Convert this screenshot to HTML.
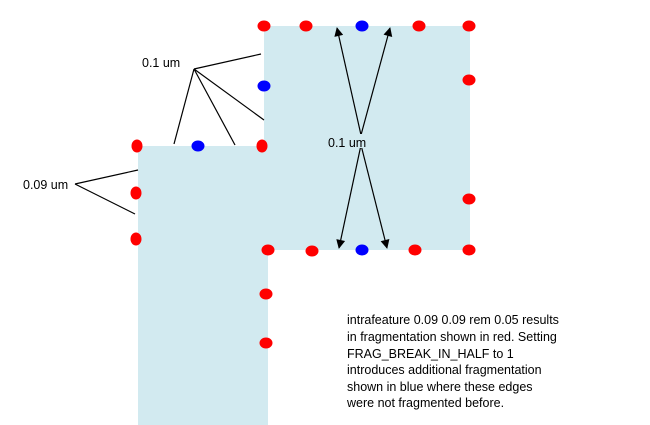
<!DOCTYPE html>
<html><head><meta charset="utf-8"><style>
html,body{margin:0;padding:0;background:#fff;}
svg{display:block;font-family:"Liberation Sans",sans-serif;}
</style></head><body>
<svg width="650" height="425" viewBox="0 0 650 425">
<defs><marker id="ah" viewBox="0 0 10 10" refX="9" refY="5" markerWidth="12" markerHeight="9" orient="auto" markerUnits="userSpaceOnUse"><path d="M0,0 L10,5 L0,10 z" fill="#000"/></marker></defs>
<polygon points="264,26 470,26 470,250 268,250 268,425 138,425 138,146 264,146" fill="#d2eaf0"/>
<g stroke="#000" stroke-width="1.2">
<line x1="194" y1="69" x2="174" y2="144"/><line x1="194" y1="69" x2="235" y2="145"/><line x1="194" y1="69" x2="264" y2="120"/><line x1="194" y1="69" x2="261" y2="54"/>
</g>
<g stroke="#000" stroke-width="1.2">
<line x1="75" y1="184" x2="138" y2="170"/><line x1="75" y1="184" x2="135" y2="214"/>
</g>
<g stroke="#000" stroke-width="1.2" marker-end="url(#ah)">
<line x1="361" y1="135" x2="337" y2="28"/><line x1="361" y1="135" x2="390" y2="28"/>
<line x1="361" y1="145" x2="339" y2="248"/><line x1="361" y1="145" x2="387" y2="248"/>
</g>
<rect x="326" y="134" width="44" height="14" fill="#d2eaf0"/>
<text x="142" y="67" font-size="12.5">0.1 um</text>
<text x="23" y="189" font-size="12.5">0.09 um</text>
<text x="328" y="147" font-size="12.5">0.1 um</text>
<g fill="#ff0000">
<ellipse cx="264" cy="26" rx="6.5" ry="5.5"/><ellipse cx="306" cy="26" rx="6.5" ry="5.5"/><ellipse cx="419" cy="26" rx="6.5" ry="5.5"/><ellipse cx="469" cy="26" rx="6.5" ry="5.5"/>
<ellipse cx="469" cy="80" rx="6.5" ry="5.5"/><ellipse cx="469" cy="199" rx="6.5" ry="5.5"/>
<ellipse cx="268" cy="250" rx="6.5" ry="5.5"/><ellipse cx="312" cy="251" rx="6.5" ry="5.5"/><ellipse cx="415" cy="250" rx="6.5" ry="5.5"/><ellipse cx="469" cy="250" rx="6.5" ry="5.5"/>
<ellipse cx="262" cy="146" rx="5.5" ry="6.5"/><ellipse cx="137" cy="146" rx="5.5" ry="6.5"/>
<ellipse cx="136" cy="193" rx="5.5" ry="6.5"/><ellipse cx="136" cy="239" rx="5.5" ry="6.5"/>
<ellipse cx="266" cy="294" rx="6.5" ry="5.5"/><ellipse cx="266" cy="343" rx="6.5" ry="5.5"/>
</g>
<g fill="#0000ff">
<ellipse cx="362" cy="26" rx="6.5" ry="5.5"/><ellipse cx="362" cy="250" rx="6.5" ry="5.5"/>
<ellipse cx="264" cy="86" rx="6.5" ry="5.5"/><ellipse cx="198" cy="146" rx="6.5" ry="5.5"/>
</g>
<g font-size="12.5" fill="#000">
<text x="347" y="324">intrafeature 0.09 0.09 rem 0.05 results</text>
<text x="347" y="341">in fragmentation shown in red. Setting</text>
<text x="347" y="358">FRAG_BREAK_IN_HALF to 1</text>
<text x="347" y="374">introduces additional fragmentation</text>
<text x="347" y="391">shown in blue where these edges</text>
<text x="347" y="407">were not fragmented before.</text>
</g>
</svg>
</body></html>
§ §
(STATED PROBLEM): Reproduce the data word for word, excluding its pictures.

(ANSWER TO THE TASK):
Convert this screenshot to HTML.
<!DOCTYPE html>
<html><head><meta charset="utf-8"><style>
html,body{margin:0;padding:0;background:#fff;}
svg{display:block;font-family:"Liberation Sans",sans-serif;}
</style></head><body>
<svg width="650" height="425" viewBox="0 0 650 425">
<defs><marker id="ah" viewBox="0 0 10 10" refX="9" refY="5" markerWidth="12" markerHeight="9" orient="auto" markerUnits="userSpaceOnUse"><path d="M0,0 L10,5 L0,10 z" fill="#000"/></marker></defs>
<polygon points="264,26 470,26 470,250 268,250 268,425 138,425 138,146 264,146" fill="#d2eaf0"/>
<g stroke="#000" stroke-width="1.2">
<line x1="194" y1="69" x2="174" y2="144"/><line x1="194" y1="69" x2="235" y2="145"/><line x1="194" y1="69" x2="264" y2="120"/><line x1="194" y1="69" x2="261" y2="54"/>
</g>
<g stroke="#000" stroke-width="1.2">
<line x1="75" y1="184" x2="138" y2="170"/><line x1="75" y1="184" x2="135" y2="214"/>
</g>
<g stroke="#000" stroke-width="1.2" marker-end="url(#ah)">
<line x1="361" y1="135" x2="337" y2="28"/><line x1="361" y1="135" x2="390" y2="28"/>
<line x1="361" y1="145" x2="339" y2="248"/><line x1="361" y1="145" x2="387" y2="248"/>
</g>
<rect x="326" y="134" width="44" height="14" fill="#d2eaf0"/>
<text x="142" y="67" font-size="12.5">0.1 um</text>
<text x="23" y="189" font-size="12.5">0.09 um</text>
<text x="328" y="147" font-size="12.5">0.1 um</text>
<g fill="#ff0000">
<ellipse cx="264" cy="26" rx="6.5" ry="5.5"/><ellipse cx="306" cy="26" rx="6.5" ry="5.5"/><ellipse cx="419" cy="26" rx="6.5" ry="5.5"/><ellipse cx="469" cy="26" rx="6.5" ry="5.5"/>
<ellipse cx="469" cy="80" rx="6.5" ry="5.5"/><ellipse cx="469" cy="199" rx="6.5" ry="5.5"/>
<ellipse cx="268" cy="250" rx="6.5" ry="5.5"/><ellipse cx="312" cy="251" rx="6.5" ry="5.5"/><ellipse cx="415" cy="250" rx="6.5" ry="5.5"/><ellipse cx="469" cy="250" rx="6.5" ry="5.5"/>
<ellipse cx="262" cy="146" rx="5.5" ry="6.5"/><ellipse cx="137" cy="146" rx="5.5" ry="6.5"/>
<ellipse cx="136" cy="193" rx="5.5" ry="6.5"/><ellipse cx="136" cy="239" rx="5.5" ry="6.5"/>
<ellipse cx="266" cy="294" rx="6.5" ry="5.5"/><ellipse cx="266" cy="343" rx="6.5" ry="5.5"/>
</g>
<g fill="#0000ff">
<ellipse cx="362" cy="26" rx="6.5" ry="5.5"/><ellipse cx="362" cy="250" rx="6.5" ry="5.5"/>
<ellipse cx="264" cy="86" rx="6.5" ry="5.5"/><ellipse cx="198" cy="146" rx="6.5" ry="5.5"/>
</g>
<g font-size="12.5" fill="#000">
<text x="347" y="324">intrafeature 0.09 0.09 rem 0.05 results</text>
<text x="347" y="341">in fragmentation shown in red. Setting</text>
<text x="347" y="358">FRAG_BREAK_IN_HALF to 1</text>
<text x="347" y="374">introduces additional fragmentation</text>
<text x="347" y="391">shown in blue where these edges</text>
<text x="347" y="407">were not fragmented before.</text>
</g>
</svg>
</body></html>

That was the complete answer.